For the new version, which goes on sale October 31, the editors made an effort to return to the spirit of older editions of Joy. For one thing, the 2006 edition isn't overly concerned with calorie counting. Whereas the '97 edition gave readers plenty of low-fat recipes, the '06 edition includes such fattening favorites as Beef Fondue and a creamy dish called Shrimp Wiggle. It also brings back foods that, for various reasons, have made their mark on America's palate but were dropped from previous editions, such as ice cream, martinis, chop suey, jellies and jams, plugged watermelon and Popsicles. As for new items, there are breakfast bars, enchiladas, flavored vodkas and millet cakes, among others. Of the 4,500 recipes in the book, 4,000 were retested and updated, and 500 are new.

The language is different, too. While the '97 edition gave readers long-winded essays by well-known chefs, the '06 edition will bring back some of the quirky commentary made by Irma and Marion in older editions. Wareham refers to the section on yeast breads to illustrate this point: in a 1970s edition, Irma and Marion wrote, "If you've never made yeast breads, behold one of the great dramas of the kitchen"; while in the '90s, the authors stuck with the humdrum "bread is as old as the stone age." "It's just got more charm, it's more fun," Wareham says of the revision. "The intention is to carve out this voice again, prune all the BS away, so that the voice is clear, and to celebrate the great food this book has had over the years."

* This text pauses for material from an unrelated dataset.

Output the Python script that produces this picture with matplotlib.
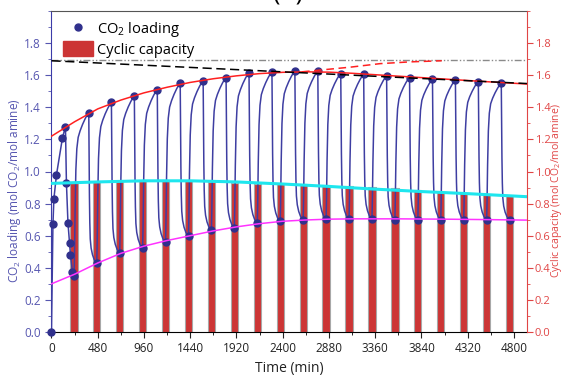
import numpy as np
import matplotlib
matplotlib.use('Agg')
import matplotlib.pyplot as plt
from matplotlib.patches import Patch
from matplotlib.lines import Line2D
from matplotlib.ticker import MultipleLocator, FormatStrFormatter

plt.rcParams['font.family'] = ['Open Sans', 'DejaVu Sans']
plt.rcParams['mathtext.fontset'] = 'custom'
plt.rcParams['mathtext.rm'] = 'Open Sans'

# first absorption / desorption cycle, every measured point
t_first = [0, 15, 25, 52, 114, 145, 155, 171, 187, 197, 218, 235]
load_first = [0.0, 0.67, 0.83, 0.98, 1.21, 1.28, 0.93, 0.68, 0.555, 0.48, 0.375, 0.35]

# lean loading at the end of each desorption (bars sit here too)
t_lean = [235, 470, 708, 946, 1184, 1422, 1660, 1898, 2136, 2374,
          2612, 2850, 3088, 3326, 3564, 3802, 4040, 4278, 4516, 4754]
lean = [0.35, 0.43, 0.495, 0.525, 0.56, 0.60, 0.635, 0.65, 0.68, 0.69,
        0.70, 0.705, 0.705, 0.705, 0.70, 0.70, 0.70, 0.70, 0.70, 0.70]
# rich loading reached after each lean point
rich = [1.365, 1.43, 1.47, 1.51, 1.55, 1.565, 1.585, 1.615, 1.62, 1.625,
        1.625, 1.61, 1.605, 1.595, 1.585, 1.575, 1.57, 1.56, 1.55]
cyc_cap = [0.93, 0.935, 0.94, 0.94, 0.945, 0.94, 0.935, 0.93, 0.925, 0.925,
           0.92, 0.915, 0.91, 0.905, 0.895, 0.885, 0.875, 0.865, 0.855, 0.845]

# shape of one cycle (time offset, fraction of swing)
rise_dt = [0, 4, 10, 18, 28, 42, 62, 88, 115, 138, 152]
rise_frac = [0, 0.12, 0.4, 0.65, 0.78, 0.85, 0.89, 0.93, 0.965, 0.99, 1.0]
desc_dt = [0, 3, 7, 11, 16, 25, 40, 60, 86]
desc_frac = [1.0, 0.75, 0.45, 0.27, 0.16, 0.1, 0.055, 0.02, 0.0]

# trend lines
t_cyan = [0, 480, 960, 1440, 1920, 2400, 2880, 3360, 3840, 4320, 4935]
y_cyan = [0.926, 0.935, 0.942, 0.942, 0.935, 0.922, 0.907, 0.89, 0.875, 0.862, 0.843]
t_mag = [0, 240, 480, 720, 960, 1200, 1440, 1680, 1920, 2160, 2400, 2640,
         2880, 3120, 3600, 4080, 4560, 4935]
y_mag = [0.30, 0.36, 0.43, 0.49, 0.535, 0.57, 0.60, 0.63, 0.655, 0.675, 0.69,
         0.698, 0.703, 0.705, 0.705, 0.703, 0.70, 0.697]
t_red = [0, 240, 480, 720, 960, 1200, 1440, 1680, 1920, 2160, 2400, 2640,
         2880, 3120, 3360, 3600, 3840, 4080, 4320, 4560, 4935]
y_red = [1.22, 1.31, 1.39, 1.445, 1.49, 1.525, 1.555, 1.578, 1.596, 1.61, 1.618,
         1.621, 1.619, 1.612, 1.603, 1.594, 1.585, 1.576, 1.567, 1.558, 1.545]
t_red_dash = [2600, 2790, 3100, 3410, 3720, 4050]
y_red_dash = [1.621, 1.632, 1.65, 1.672, 1.683, 1.69]
t_black = [0, 4935]
y_black = [1.69, 1.548]
y_ref = 1.695

blue = '#3e3ea2'
left_col = '#5656b0'
right_col = '#e04545'

# build the continuous loading trace
t_line = list(t_first)
y_line = list(load_first)
t_pk = []
for k in range(len(rich)):
    t0 = t_lean[k]
    tp = t0 + rise_dt[-1]
    t1 = t_lean[k + 1]
    lo, hi, lo2 = lean[k], rich[k], lean[k + 1]
    for dt, f in zip(rise_dt[1:], rise_frac[1:]):
        t_line.append(t0 + dt); y_line.append(lo + f * (hi - lo))
    sc = (t1 - tp) / desc_dt[-1]
    for dt, f in zip(desc_dt[1:], desc_frac[1:]):
        t_line.append(tp + dt * sc); y_line.append(lo2 + f * (hi - lo2))
    t_pk.append(tp)

t_mk = t_first + t_pk + t_lean[1:]
y_mk = load_first + rich + lean[1:]

fig = plt.figure(figsize=(5.64, 3.76), dpi=100)
ax = fig.add_axes([51/564, 1 - 332/376, 476/564, 321/376])

ax.bar(t_lean, cyc_cap, width=76, color='#cc3535', edgecolor='#a8a8a8', lw=0.8, zorder=1)
ax.plot(t_line, y_line, color=blue, lw=1.1, zorder=3)
ax.plot(t_mk, y_mk, 'o', color='#30308c', ms=5, zorder=4, clip_on=False)
ax.plot(t_cyan, y_cyan, color='#1ee6ee', lw=2.2, zorder=5)
ax.plot(t_mag, y_mag, color='#ff33ff', lw=1.1, zorder=5)
ax.plot(t_red, y_red, color='#ff2020', lw=1.1, zorder=5)
ax.plot(t_red_dash, y_red_dash, color='#ff2020', lw=1.1, ls=(0, (5, 3)), zorder=5)
ax.plot(t_black, y_black, color='black', lw=1.1, ls=(0, (6, 3)), zorder=6)
ax.axhline(y_ref, color='#8a8a8a', lw=1.0, ls=(0, (5, 1.5, 1, 1.5, 1, 1.5)), zorder=2)

ax.set_xlim(-5, 4935)
ax.set_ylim(0, 2.0)
ax.set_xticks(np.arange(0, 4801, 480))
ax.xaxis.set_minor_locator(MultipleLocator(240))
ax.yaxis.set_minor_locator(MultipleLocator(0.1))
ax.yaxis.set_major_formatter(FormatStrFormatter('%.1f'))
ax.set_yticks(np.arange(0, 1.81, 0.2))
ax.tick_params(axis='both', direction='out', labelsize=8.5)
ax.tick_params(axis='y', colors=left_col, length=4)
ax.tick_params(axis='y', which='minor', colors=left_col, length=2)
ax.tick_params(axis='x', colors='#222222', length=4)
ax.tick_params(axis='x', which='minor', length=2)
ax.spines['left'].set_color('#3c3ca8')
ax.spines['top'].set_color('#555555')
ax.spines['right'].set_visible(False)
ax.set_xlabel('Time (min)', fontsize=10, color='#222222', labelpad=4)
ax.set_ylabel('CO$_2$ loading (mol CO$_2$/mol amine)', fontsize=8.5, color=left_col)
ax.yaxis.set_label_coords(-0.058, 0.44)

ax2 = ax.twinx()
ax2.set_ylim(0, 2.0)
ax2.set_yticks(np.arange(0, 1.81, 0.2))
ax2.yaxis.set_minor_locator(MultipleLocator(0.1))
ax2.yaxis.set_major_formatter(FormatStrFormatter('%.1f'))
ax2.tick_params(axis='y', colors=right_col, labelsize=8, length=4, pad=1.5)
ax2.tick_params(axis='y', which='minor', colors=right_col, length=2)
ax2.spines['right'].set_color(right_col)
for s in ['left', 'top', 'bottom']:
    ax2.spines[s].set_visible(False)
ax2.set_ylabel('Cyclic capacity (mol CO$_2$/mol amine)', fontsize=7.5, color=right_col)
ax2.yaxis.set_label_coords(1.046, 0.44)

handles = [Line2D([], [], ls='none', marker='o', color='#30308c', ms=5),
           Patch(facecolor='#cc3535', edgecolor='#cc3535')]
ax.legend(handles, ['CO$_2$ loading', 'Cyclic capacity'], loc='upper left',
          frameon=False, fontsize=10.5, handlelength=2.05, handleheight=1.2,
          handletextpad=0.3, borderaxespad=0, labelspacing=0.15,
          bbox_to_anchor=(0.013, 0.99))

fig.text(0.51, 1.0, '(b)', fontsize=18, ha='center', va='baseline')

fig.savefig('out.png', dpi=100)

Becker, Wareham and a core group of about nine editors spent four years working on the revision. Outside of the editorial work, of course, the team spent a full year testing recipes at the Joytest kitchen in lower Manhattan. The editors estimate they went through 485 pounds of red meat, 3,000 eggs and 700 pounds of assorted flours.

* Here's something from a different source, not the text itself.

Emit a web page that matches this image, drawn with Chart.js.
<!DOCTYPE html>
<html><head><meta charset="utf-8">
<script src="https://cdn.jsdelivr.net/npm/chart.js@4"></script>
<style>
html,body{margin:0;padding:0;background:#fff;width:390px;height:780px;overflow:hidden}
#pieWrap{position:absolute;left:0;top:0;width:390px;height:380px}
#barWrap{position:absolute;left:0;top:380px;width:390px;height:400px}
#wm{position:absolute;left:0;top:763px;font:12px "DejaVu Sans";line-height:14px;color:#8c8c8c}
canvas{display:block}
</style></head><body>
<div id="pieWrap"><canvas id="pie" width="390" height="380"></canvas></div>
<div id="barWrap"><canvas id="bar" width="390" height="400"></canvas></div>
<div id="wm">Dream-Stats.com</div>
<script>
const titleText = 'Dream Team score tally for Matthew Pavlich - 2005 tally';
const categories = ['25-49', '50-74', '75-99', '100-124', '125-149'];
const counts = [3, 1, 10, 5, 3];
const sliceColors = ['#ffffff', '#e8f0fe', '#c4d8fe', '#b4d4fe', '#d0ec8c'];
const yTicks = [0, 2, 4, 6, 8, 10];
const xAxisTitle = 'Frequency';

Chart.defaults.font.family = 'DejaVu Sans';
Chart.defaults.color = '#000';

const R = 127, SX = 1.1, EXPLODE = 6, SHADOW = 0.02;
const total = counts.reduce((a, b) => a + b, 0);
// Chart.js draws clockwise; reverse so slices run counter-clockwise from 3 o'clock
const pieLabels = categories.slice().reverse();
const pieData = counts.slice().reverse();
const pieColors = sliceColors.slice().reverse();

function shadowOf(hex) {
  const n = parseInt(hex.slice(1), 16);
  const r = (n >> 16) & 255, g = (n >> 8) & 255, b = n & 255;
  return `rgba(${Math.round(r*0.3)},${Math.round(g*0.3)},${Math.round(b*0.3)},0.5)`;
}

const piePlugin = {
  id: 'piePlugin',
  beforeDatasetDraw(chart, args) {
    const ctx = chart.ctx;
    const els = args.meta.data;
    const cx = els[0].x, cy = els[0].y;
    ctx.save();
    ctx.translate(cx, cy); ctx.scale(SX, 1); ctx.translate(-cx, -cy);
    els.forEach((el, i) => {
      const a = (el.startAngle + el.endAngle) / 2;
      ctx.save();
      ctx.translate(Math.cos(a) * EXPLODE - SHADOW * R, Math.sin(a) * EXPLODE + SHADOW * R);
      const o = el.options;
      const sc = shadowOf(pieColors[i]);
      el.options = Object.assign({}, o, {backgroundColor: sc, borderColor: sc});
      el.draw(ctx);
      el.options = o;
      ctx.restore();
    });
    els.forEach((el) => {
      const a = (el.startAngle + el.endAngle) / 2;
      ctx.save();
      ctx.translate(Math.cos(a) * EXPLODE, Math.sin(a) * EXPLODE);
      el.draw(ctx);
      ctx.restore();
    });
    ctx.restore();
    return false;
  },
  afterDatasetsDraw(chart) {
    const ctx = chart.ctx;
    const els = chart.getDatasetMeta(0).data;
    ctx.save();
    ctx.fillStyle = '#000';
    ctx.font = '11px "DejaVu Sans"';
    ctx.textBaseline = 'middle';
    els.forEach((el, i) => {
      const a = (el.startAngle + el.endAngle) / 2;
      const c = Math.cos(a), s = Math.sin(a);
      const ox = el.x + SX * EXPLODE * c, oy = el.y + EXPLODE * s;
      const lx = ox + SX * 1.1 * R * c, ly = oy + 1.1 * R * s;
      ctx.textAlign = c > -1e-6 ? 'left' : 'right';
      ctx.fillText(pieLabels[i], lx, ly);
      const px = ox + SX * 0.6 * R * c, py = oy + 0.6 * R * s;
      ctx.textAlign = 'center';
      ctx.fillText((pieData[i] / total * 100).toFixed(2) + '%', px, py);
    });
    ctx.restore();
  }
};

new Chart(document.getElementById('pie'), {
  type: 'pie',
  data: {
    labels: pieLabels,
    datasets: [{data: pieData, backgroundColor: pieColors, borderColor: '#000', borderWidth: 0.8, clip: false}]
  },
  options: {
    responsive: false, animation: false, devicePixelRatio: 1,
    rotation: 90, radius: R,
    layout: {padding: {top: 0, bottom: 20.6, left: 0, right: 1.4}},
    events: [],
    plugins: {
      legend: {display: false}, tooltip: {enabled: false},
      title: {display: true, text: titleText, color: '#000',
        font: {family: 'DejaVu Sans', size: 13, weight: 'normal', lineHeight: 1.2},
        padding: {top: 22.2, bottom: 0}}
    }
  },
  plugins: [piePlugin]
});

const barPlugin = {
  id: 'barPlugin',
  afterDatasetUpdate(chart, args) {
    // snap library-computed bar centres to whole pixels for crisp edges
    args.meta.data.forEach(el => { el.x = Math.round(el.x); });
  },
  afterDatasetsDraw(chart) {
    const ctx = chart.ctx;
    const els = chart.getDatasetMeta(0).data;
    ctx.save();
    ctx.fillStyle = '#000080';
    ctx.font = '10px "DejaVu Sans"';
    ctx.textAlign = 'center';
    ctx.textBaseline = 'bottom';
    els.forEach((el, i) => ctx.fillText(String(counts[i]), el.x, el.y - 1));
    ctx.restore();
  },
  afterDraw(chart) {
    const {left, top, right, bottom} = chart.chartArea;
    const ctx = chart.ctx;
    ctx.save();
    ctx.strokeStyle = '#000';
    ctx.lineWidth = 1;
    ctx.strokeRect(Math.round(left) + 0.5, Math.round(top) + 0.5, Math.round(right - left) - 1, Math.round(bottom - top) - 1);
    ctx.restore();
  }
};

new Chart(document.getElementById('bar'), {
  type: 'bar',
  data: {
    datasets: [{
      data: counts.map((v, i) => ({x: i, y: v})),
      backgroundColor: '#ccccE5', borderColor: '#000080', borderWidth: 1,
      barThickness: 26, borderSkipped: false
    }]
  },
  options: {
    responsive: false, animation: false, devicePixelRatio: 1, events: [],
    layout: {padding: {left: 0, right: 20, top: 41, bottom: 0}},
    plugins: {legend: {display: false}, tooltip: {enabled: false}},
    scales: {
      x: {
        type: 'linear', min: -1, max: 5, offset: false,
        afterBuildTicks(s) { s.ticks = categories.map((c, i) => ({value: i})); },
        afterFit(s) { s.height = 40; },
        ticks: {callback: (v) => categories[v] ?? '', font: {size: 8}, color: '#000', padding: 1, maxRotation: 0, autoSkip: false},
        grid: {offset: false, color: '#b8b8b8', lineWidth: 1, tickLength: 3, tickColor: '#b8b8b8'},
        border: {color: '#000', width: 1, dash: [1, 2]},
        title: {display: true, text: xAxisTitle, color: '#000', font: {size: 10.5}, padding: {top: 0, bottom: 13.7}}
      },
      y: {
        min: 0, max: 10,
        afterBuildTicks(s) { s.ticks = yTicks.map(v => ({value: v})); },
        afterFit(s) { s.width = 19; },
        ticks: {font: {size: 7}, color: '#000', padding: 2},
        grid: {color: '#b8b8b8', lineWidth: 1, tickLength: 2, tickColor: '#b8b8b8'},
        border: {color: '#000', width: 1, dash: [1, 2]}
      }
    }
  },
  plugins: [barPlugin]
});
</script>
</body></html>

Scribner is going all out to promote the new Joy. It has announced a $500,000 marketing plan, which includes bookseller giveaways like refrigerator magnets, buttons and aprons, as well as national print ads and holiday catalogues. Molly O'Neill will write a New York Times feature on the book, and the publisher is working with parenting magazines on "Generations of Joy" stories with child-friendly recipes. The Food Network will air a documentary on the book's history, and Ethan Becker will do a radio satellite tour. There's an online component, too: will be relaunched with new interactive features, and podcasts and video podcasts featuring Becker and demonstrations from the Joy test kitchen will be available online in September.

Irma as Reigning Champ

For all the recognition Joy receives as America's unofficial food bible, there are certainly other books out there that do give it competition. Becker and Wareham cite Mark Bittman's How to Cook Everything as the challenger they most admire, and they approve of certain aspects of the Better Homes & Gardens Cookbook, the Betty Crocker Cookbook, The Gourmet Cookbook and, in Becker's words, "what the heck's it called now—Fanny Farmer."

Still, Joy is the book that all other 1,000-plus-page all-purpose cookbooks are measured against, and Becker doesn't see that changing anytime soon. His grandmother's voice has coached home cooks through Thanksgiving dinners and weeknight family suppers for 75 years, and the new edition of Joy has brought her words back to the forefront. "If I made [the new edition] 10 times as good as Mom and Grandmom's book, it would still be Granny's book."